Normalement, lorsqu’une politique produit des fruits pourris, c’est le signe qu’il faut en changer. En Macronie, c’est le contraire.
L’urgence et la nécessité d’un changement de la politique budgétaire renvoie à un bilan plus global. C’est toute la politique pro-business conduite par Emmanuel Macron et ses prédécesseurs qui est en cause. La pression contre les « coûts » salariaux et les droits du travail, les baisses d’impôts ciblées sur les entreprises et les ménages fortunés (76 milliards depuis 2017), les aides sans contreparties aux entreprises n’ont pas relancé efficacement et durablement l’économie. Elles se payent par un creusement des inégalités, une dégradation des systèmes d’éducation et de santé, le sous-investissement dans la bifurcation écologique… Et par un creusement des déficits et de la dette publique. La France est, après la Roumanie, le pays de l’UE qui a vu sa dette publique augmenter le plus depuis 2017.

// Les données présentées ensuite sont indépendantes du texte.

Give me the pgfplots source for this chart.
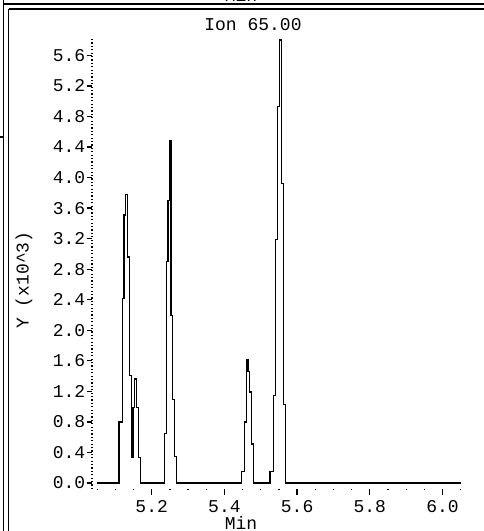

Et le gouvernement démissionnaire de commencer par expliquer que le « dérapage » n’est pas de sa faute mais de celle des collectivités locales dont les dépenses auraient dérapé avec un déficit de 10 milliards. En fait, le chiffre est gonflé. Le principal dérapage vient des impôts, inférieurs aux prévisions. Et surtout, les collectivités locales doivent compenser les déficits éventuels de leurs dépenses de fonctionnement l’année suivante. Seules leurs dépenses d’investissements (heureusement assez dynamiques) peuvent être financées par emprunt. Normalement, lorsqu’une politique produit des fruits pourris, c’est le signe qu’il faut en changer. En Macronie, c’est le contraire.